-- What the task asks --
Begin with the first line of the material and write out each line exactly, ending with the line that contains "const data = sessions.map((s, i)". Pictures are not part of the copy.

───── Source data

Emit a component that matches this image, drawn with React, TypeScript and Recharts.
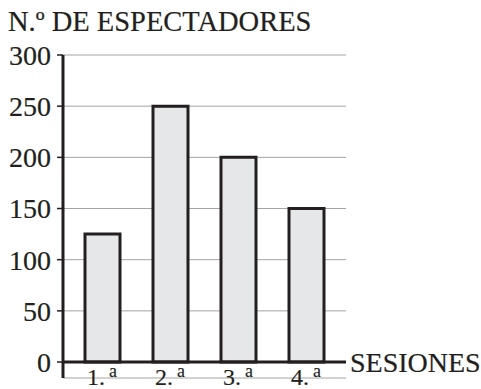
import React from 'react';
import { BarChart, Bar, XAxis, YAxis, CartesianGrid, ReferenceLine } from 'recharts';

const sessions = ['1.', '2.', '3.', '4.'];
const spectators = [125, 250, 200, 150];
const yTicks = [0, 50, 100, 150, 200, 250, 300];

const data = sessions.map((s, i) => ({ session: s, value: spectators[i] }));

const FONT = '"Liberation Serif", serif';
const INK = '#231f20';

const SessionTick = (props: any) => {
  const { x, y, payload } = props;
  return (
    <text
      x={x}
      y={y + 7}
      textAnchor="middle"
      fontFamily={FONT}
      fontSize={24}
      fill={INK}
      stroke={INK}
      strokeWidth={0.15}
    >
      {payload.value}
      <tspan fontSize={18} dx={4} dy={-8}>a</tspan>
    </text>
  );
};

export default function App() {
  return (
    <div style={{ position: 'absolute', left: 0, top: 0, width: 481, height: 389, background: '#fff' }}>
      <div
        style={{
          position: 'absolute',
          left: 8,
          top: 6,
          fontFamily: FONT,
          fontSize: 28.5,
          lineHeight: '32px',
          color: INK,
          whiteSpace: 'nowrap',
          WebkitTextStroke: '0.2px #231f20',
        }}
      >
        N.º DE ESPECTADORES
      </div>
      <BarChart
        width={481}
        height={389}
        data={data}
        margin={{ top: 55, right: 135, bottom: 1, left: 0 }}
      >
        <CartesianGrid horizontal vertical={false} stroke="#a3a3a3" strokeWidth={1} />
        <XAxis
          dataKey="session"
          axisLine={false}
          tickLine={false}
          tickSize={0}
          tickMargin={0}
          height={10}
          padding={{ left: 5, right: 6 }}
          tick={<SessionTick />}
          interval={0}
        />
        <YAxis
          type="number"
          domain={[-15.6, 300]}
          ticks={yTicks}
          allowDataOverflow
          width={63}
          axisLine={{ stroke: INK, strokeWidth: 3 }}
          tickLine={{ stroke: INK, strokeWidth: 1.5 }}
          tickSize={6}
          tickMargin={6}
          tick={{ fontFamily: FONT, fontSize: 28, fill: INK, stroke: INK, strokeWidth: 0.2 }}
        />
        <Bar
          dataKey="value"
          fill="#e6e7e9"
          stroke={INK}
          strokeWidth={3}
          barSize={35}
          isAnimationActive={false}
        />
        <ReferenceLine
          y={0}
          stroke={INK}
          strokeWidth={3}
          label={{
            value: 'SESIONES',
            position: 'right',
            offset: 4,
            fontFamily: FONT,
            fontSize: 28,
            fill: INK,
            stroke: INK,
            strokeWidth: 0.2,
          }}
        />
      </BarChart>
    </div>
  );
}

──────────

-- Response --
Emit a component that matches this image, drawn with React, TypeScript and Recharts.
import React from 'react';
import { BarChart, Bar, XAxis, YAxis, CartesianGrid, ReferenceLine } from 'recharts';

const sessions = ['1.', '2.', '3.', '4.'];
const spectators = [125, 250, 200, 150];
const yTicks = [0, 50, 100, 150, 200, 250, 300];

const data = sessions.map((s, i) => ({ session: s, value: spectators[i] }));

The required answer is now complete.